Do not block the stations while deliberating. These women serve a steady stream of neighbourhood regulars — construction workers, taxi drivers, nurses ending night shifts — who know exactly what they want and have three minutes to eat it. Step aside, observe the ordering rhythm, and insert yourself into the flow rather than disrupting it.
Personal safety at this hour is reasonable but not guaranteed. Aranjuez has improved dramatically over the past decade, but predawn streets anywhere in Medellín require common sense. Do not wear visible jewellery, keep your phone in a front pocket, and walk with purpose. The market itself is well-lit and populated; the surrounding blocks less so.

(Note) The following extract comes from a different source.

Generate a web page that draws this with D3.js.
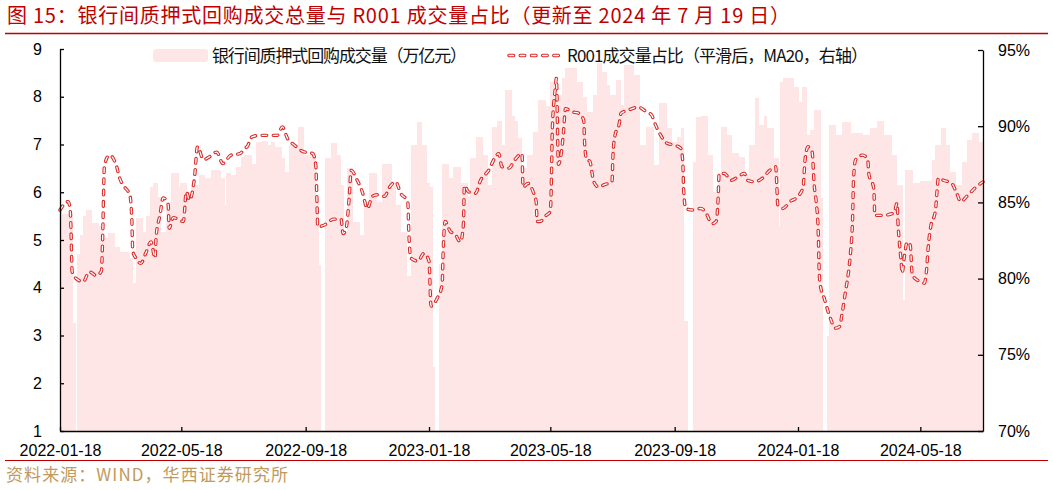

Pro tip:Practise saying "regaleme" instead of "deme" when ordering — it is the paisa way of politely requesting something and immediately marks you as someone who has bothered to learn local speech patterns.
Essential tips
Arrive between 5:00 and 5:30 a.m. for peak arepa availability and the full predawn atmosphere. By 7:00, most grandmother vendors have sold out and begun cleaning. Saturday mornings see the highest variety of condiments and the largest crowds.
Bring at least 30,000 COP in small bills and coins. No station accepts card or digital payment. A complete arepa breakfast with coffee costs 5,000 to 8,000 COP per person. Budget extra for the caldo de costilla circuit afterward.
Take Metro Line A to Estación Universidad, then walk east on Calle 58 for eight minutes. The Metro opens at 4:30 a.m. on weekdays and 5:00 a.m. on Saturdays. Load your Cívica card the night before to avoid ticket queues.
Always ask before photographing vendors or their stations. A genuine compliment about the food earns far more access than a raised camera. If someone declines, respect it immediately — word travels fast in a small market.
Medellín's predawn hours can be cool and damp, especially during the April-May and October-November rainy seasons. Bring a light rain jacket — the walk from the Metro is exposed, and the market roof leaks in places.